WHAT IS BEING ASKED: Repeat the material exactly from its first line to the line that includes "x_ticks = [0, 3, 6, 9, 12, 15]". Skip pictures.

DATA LINES:
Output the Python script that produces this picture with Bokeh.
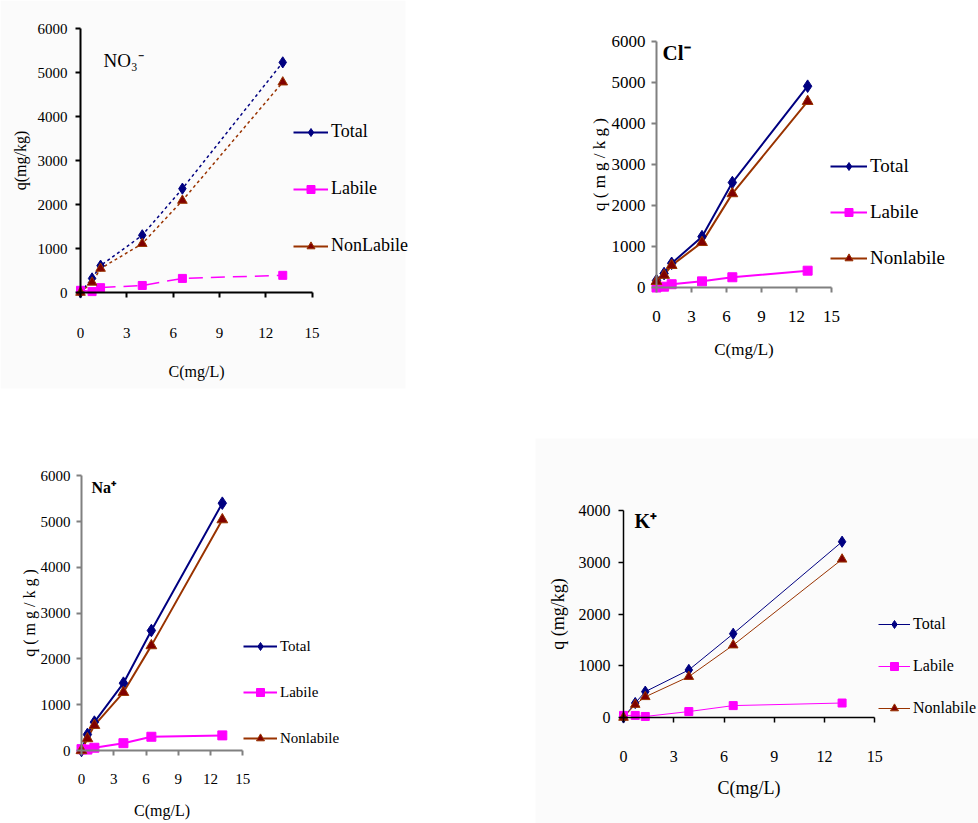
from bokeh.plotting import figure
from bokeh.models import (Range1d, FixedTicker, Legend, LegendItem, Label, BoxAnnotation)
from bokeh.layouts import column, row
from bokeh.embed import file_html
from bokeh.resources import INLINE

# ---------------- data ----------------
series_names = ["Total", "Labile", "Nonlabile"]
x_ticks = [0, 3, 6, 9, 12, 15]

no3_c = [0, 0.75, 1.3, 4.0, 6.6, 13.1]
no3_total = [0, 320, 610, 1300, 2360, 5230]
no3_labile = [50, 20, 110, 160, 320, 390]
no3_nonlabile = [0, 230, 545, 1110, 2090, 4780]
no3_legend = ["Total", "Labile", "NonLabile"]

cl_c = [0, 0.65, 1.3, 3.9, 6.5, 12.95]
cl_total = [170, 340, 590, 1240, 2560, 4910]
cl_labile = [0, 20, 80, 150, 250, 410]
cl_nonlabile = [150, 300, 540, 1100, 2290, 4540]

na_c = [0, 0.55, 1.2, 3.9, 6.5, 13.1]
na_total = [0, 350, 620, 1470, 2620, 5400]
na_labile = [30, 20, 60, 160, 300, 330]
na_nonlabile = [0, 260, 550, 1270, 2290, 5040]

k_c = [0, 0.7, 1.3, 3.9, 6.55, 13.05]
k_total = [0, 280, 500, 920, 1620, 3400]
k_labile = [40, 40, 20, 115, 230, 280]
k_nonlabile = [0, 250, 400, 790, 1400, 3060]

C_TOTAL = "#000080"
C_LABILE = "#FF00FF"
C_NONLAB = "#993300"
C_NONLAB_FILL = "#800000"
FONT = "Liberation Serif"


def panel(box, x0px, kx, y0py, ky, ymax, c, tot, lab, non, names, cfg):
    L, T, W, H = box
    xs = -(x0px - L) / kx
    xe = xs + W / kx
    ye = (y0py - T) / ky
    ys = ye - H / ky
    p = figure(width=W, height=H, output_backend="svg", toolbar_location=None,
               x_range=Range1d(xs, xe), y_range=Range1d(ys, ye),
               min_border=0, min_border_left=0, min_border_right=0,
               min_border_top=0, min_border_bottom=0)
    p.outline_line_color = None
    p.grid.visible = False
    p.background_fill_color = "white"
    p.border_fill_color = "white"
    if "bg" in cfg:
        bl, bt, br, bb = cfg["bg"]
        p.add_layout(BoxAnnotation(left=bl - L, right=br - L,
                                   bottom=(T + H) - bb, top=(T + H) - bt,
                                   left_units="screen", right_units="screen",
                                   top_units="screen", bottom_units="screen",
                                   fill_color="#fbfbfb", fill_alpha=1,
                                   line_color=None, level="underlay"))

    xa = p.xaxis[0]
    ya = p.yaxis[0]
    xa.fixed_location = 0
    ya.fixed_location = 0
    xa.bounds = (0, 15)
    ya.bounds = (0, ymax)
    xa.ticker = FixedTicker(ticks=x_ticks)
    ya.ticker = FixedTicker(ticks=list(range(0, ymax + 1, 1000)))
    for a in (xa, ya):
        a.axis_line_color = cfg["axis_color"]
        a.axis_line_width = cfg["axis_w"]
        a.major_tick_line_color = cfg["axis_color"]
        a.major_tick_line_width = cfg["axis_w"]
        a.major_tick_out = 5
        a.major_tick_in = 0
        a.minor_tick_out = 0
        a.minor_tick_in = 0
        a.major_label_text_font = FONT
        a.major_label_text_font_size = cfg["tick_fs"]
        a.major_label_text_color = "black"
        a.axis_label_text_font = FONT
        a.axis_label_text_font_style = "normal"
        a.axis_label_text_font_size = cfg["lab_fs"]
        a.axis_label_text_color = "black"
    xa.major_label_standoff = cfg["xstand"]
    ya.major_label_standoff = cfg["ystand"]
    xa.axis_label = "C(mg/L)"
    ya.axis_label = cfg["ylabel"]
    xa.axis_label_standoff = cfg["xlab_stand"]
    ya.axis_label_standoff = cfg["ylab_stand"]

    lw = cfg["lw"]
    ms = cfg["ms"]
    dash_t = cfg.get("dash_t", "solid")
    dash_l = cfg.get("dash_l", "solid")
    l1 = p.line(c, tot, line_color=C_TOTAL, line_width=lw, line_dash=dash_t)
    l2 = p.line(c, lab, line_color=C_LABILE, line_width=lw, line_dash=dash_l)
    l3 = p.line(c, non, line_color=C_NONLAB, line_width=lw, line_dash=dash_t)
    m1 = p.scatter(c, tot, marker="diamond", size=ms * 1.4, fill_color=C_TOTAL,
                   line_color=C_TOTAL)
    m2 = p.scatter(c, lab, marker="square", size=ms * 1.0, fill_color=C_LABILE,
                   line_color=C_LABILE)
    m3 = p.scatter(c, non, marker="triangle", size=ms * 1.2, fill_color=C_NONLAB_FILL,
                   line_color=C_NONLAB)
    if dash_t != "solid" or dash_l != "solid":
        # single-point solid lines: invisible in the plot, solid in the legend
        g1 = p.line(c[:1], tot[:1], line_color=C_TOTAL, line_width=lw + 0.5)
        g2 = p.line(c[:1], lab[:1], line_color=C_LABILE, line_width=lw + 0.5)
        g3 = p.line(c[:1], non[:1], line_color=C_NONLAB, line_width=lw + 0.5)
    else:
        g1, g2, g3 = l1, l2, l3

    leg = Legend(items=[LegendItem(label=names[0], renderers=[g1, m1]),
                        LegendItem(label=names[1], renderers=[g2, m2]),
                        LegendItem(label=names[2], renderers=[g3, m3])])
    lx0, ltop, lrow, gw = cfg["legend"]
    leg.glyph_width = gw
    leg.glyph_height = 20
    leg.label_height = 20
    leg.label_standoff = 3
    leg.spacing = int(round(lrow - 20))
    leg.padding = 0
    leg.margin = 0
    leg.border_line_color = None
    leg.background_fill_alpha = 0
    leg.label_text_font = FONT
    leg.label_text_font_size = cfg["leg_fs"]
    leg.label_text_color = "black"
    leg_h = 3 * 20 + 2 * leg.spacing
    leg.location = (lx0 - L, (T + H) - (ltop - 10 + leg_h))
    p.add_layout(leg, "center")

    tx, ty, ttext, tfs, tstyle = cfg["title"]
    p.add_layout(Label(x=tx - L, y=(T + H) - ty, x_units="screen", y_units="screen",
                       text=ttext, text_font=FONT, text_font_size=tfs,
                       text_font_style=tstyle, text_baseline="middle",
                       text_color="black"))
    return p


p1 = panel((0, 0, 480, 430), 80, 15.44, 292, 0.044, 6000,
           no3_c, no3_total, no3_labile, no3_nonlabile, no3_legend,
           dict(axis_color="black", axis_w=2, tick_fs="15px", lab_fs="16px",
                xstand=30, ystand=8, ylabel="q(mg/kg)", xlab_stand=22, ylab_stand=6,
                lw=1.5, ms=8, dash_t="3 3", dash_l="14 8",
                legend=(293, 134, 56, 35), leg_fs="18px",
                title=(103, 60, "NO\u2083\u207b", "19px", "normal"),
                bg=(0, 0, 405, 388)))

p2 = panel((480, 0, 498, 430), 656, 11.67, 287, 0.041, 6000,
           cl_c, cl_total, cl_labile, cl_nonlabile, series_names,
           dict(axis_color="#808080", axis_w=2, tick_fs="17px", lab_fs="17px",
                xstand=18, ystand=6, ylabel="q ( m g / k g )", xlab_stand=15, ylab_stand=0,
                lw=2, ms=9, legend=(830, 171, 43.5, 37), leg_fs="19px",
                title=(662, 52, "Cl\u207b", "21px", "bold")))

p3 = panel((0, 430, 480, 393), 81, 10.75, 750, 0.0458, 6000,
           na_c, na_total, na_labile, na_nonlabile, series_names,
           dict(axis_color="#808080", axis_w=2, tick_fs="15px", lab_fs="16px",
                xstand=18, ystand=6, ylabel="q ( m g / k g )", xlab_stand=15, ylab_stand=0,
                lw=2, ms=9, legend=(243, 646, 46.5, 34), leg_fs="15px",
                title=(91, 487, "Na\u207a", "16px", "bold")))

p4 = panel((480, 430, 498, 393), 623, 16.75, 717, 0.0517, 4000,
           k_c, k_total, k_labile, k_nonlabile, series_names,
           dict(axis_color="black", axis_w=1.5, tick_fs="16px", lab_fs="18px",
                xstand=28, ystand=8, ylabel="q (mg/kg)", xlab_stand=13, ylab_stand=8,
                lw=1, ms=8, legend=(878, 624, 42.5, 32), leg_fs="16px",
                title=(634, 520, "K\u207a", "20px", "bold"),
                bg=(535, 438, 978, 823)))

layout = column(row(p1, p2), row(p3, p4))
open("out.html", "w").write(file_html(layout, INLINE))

CORRECT OUTPUT:
Output the Python script that produces this picture with Bokeh.
from bokeh.plotting import figure
from bokeh.models import (Range1d, FixedTicker, Legend, LegendItem, Label, BoxAnnotation)
from bokeh.layouts import column, row
from bokeh.embed import file_html
from bokeh.resources import INLINE

# ---------------- data ----------------
series_names = ["Total", "Labile", "Nonlabile"]
x_ticks = [0, 3, 6, 9, 12, 15]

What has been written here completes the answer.